THE NSW Department of Planning is proposing new guidelines to assess
coal mines that will allow mining companies to withhold more information about
the financial costs and benefits of mining projects from the public.
The draft guidelines could also controversially consider biodiversity
offsets as benefits to the community after lobbying by the mining industry.
Biodiversity offset land is bought to compensate for the destruction of areas
to make way for mines. Reclassifying them as a benefit to the community rather
than a cost will enhance the economic argument for a mine project.
The draft guidelines are being developed in consultation with the mining
industry to replace Department of Planning and NSW Treasury guidelines prepared
in 2012.
The changes are in response to scathing criticism by the NSW Planning
Assessment Commission of some mine economic assessments, and the Department of
Planning for uncritically accepting those assessments.
But an independent report of a Newcastle company’s economic assessments
of three NSW coal mine projects in January, where the new draft guidelines were
quoted and appeared to underpin an ‘‘unorthodox’’ new approach to economic
assessments, found the assessments lacked transparency and made it ‘‘difficult
to verify the calculations undertaken’’.
The Centre for International Economics (CIE) report found the AIGIS
Group’s cost benefit analyses of Centennial Coal’s Airly, Angus Place and
Springvale mines were ‘‘inconsistent with well-established principles and the
NSW Government’s November 2012 Guideline for the use of cost benefit analysis
in mining and coal seam gas proposals’’.
The CIE report, commissioned by the Department of Planning, found some
methods used in the AIGIS reports were likely to significantly overstate the
true net economic benefit to the local community.
The CIE report also criticised the ‘‘inappropriate’’ inclusion of biodiversity
offset land costs as ‘‘benefits’’ to the community.

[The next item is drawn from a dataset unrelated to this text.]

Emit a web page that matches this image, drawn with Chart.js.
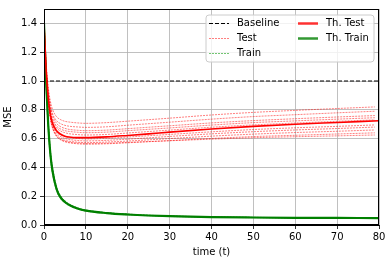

The AIGIS Group included quotes from the new draft guidelines. It also
noted that Centennial Coal planned to ‘‘no longer place material that might be
considered commercially sensitive in the public domain in the context of
submitting consent approvals’’.
Australia Institute economist Rod Campbell said the Department of
Planning was developing its own rules, in consultation with the mining
industry, to help mining companies get around serious economic assessment
requirements and existing rules.
‘‘There are now new guidelines which mean unorthodox economics are now
endorsed and it is no longer necessary to meet the ‘expected’ orthodoxy,’’ Mr
Campbell said.
A department spokesman said it was working with other government
departments, including NSW Treasury, to develop the new guidelines in response
to criticism from the Planning Assessment Commission.
They would be released to the public for comment before they were
finalised.
Centennial Coal did
not respond to a question about whether it had a copy of the draft guidelines,
saying it believed they were cabinet in confidence documents. It said it was
reasonable to include biodiversity offsets as benefits.